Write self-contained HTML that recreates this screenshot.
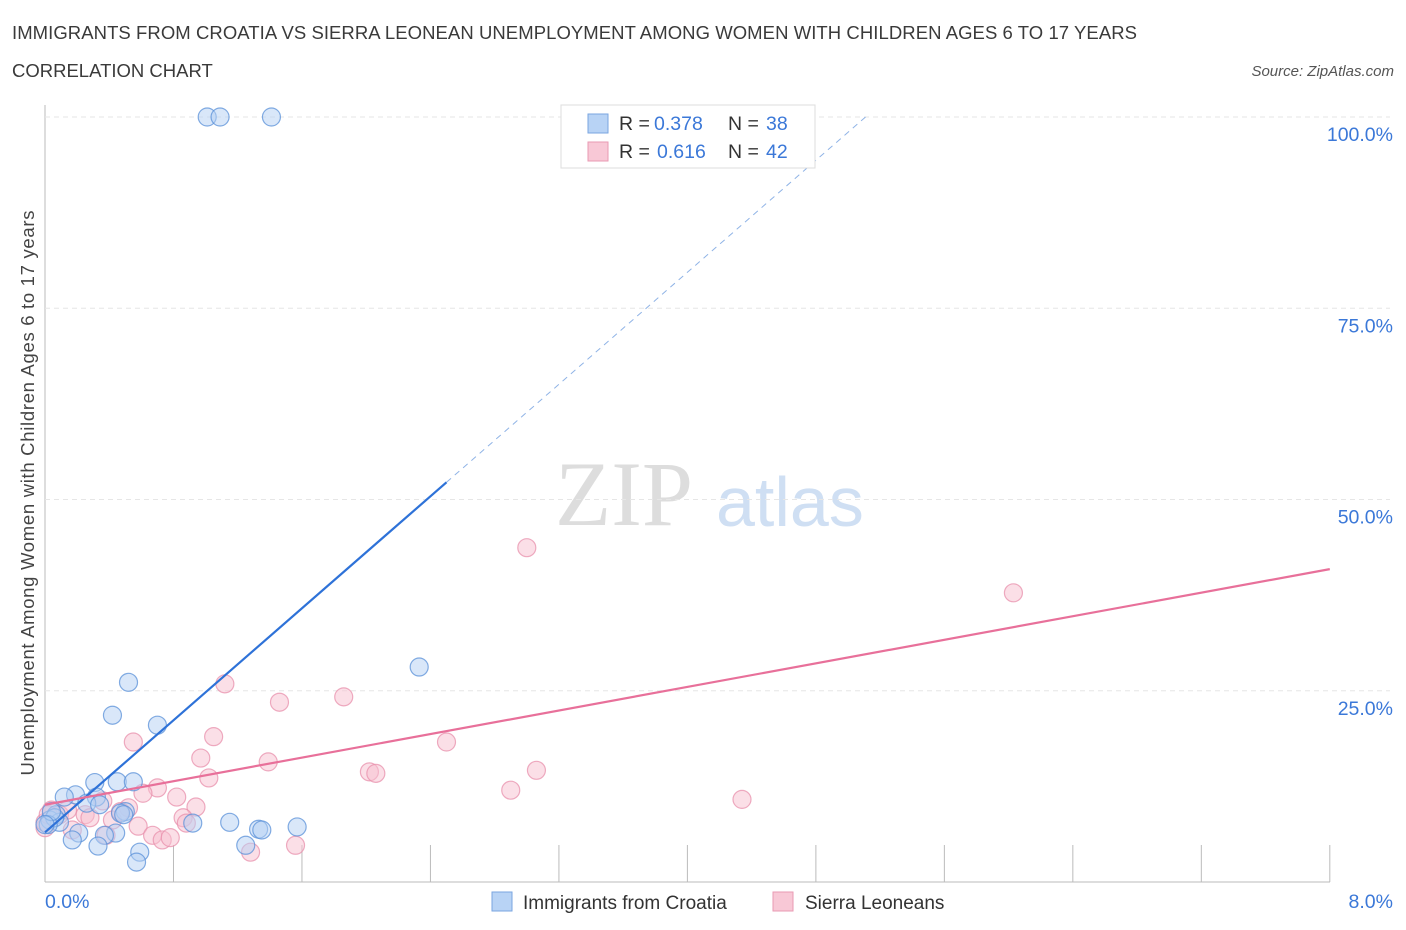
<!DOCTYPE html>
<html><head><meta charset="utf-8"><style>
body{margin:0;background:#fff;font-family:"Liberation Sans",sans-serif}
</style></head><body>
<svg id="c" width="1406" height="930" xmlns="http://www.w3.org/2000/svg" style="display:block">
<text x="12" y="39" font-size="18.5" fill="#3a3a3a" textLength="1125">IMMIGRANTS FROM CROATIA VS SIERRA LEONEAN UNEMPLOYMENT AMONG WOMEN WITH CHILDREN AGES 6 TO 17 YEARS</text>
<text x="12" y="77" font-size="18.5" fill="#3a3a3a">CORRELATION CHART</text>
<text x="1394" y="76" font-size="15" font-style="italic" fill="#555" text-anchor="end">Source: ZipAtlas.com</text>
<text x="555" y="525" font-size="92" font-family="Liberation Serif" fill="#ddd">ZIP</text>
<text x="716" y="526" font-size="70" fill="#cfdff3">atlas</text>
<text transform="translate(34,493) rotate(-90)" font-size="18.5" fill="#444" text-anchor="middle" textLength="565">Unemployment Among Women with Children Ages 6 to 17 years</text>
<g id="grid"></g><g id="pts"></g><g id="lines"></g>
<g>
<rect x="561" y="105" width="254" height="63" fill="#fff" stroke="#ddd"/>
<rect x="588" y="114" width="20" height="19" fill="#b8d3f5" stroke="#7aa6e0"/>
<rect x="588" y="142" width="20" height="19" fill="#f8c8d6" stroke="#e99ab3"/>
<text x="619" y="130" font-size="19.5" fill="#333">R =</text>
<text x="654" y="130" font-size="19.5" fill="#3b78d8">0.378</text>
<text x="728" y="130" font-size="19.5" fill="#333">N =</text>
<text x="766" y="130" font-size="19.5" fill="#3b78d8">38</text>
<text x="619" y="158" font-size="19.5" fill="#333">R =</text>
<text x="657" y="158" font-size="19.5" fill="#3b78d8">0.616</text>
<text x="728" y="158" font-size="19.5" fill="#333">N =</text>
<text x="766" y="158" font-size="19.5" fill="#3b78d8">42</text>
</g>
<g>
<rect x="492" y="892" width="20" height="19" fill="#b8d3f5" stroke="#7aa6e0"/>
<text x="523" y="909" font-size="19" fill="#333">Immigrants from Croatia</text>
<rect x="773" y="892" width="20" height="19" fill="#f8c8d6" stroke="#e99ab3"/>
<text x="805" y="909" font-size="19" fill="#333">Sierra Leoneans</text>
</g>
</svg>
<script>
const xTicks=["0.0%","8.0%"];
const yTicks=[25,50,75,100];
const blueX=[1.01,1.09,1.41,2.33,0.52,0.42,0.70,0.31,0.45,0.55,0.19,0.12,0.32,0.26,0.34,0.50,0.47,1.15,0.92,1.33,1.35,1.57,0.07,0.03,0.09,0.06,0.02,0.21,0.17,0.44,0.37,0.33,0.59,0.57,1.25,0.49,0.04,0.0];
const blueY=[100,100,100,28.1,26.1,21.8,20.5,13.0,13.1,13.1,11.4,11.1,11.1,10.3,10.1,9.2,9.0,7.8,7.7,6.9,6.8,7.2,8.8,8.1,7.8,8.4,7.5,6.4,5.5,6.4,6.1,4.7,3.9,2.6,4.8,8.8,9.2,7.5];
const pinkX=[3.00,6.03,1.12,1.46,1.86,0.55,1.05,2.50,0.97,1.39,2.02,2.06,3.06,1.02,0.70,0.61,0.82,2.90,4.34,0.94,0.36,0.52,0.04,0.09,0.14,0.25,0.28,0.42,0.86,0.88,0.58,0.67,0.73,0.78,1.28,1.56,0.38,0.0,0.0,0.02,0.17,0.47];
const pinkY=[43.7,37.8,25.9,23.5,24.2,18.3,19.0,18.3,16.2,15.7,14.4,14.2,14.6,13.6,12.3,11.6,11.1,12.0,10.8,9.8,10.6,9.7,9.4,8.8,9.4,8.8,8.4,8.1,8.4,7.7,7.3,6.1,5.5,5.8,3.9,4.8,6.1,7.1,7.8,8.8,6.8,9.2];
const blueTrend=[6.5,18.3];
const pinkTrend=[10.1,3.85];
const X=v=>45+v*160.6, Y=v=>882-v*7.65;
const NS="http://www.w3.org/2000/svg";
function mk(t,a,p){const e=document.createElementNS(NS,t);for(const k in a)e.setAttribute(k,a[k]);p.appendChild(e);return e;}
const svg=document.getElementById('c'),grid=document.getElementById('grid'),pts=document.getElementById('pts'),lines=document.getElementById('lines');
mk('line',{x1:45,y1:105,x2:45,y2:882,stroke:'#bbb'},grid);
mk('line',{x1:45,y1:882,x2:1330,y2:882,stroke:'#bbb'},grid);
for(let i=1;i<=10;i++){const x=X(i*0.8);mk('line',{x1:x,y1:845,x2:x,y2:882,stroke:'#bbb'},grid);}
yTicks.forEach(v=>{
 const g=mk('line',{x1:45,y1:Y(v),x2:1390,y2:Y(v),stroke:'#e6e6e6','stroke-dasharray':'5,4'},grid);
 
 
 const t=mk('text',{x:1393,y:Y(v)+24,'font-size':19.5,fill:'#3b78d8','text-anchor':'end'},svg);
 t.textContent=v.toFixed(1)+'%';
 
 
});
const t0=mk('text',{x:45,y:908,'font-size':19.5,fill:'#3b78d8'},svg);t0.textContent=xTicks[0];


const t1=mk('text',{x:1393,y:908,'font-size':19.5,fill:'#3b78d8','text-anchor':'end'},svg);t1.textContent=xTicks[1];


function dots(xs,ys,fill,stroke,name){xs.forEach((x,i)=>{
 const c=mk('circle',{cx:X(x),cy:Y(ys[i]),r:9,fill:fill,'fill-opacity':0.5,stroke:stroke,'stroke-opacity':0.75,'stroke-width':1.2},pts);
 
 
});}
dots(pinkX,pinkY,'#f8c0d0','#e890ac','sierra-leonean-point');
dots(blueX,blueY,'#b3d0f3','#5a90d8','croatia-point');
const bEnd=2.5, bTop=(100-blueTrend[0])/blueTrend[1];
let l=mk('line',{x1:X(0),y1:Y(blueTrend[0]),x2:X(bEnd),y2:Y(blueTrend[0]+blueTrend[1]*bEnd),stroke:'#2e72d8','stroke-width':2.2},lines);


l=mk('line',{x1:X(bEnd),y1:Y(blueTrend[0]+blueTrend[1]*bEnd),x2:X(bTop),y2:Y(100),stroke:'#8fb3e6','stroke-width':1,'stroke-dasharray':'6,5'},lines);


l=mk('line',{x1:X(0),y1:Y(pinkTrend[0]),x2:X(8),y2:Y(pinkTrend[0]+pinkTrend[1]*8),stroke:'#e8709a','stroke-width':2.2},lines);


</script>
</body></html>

────────────────

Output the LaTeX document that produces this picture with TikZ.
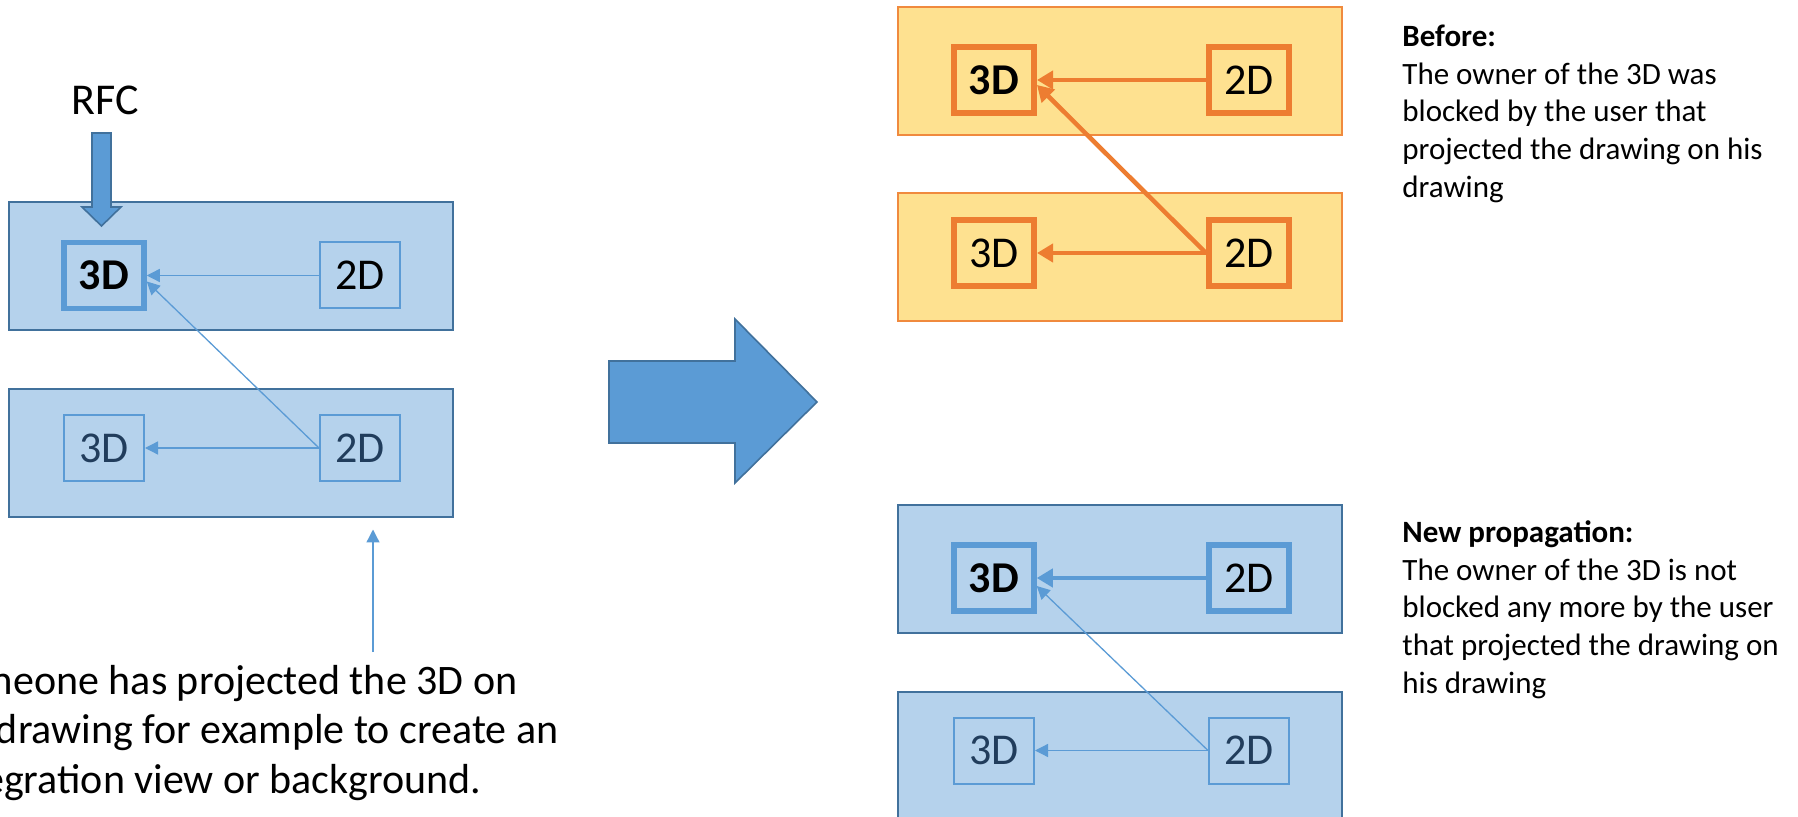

────────────────

- _Exercise prompt_
Count every line in the preceding entries where the string "this" appears, then state only the total.

- _Reply to the task_
2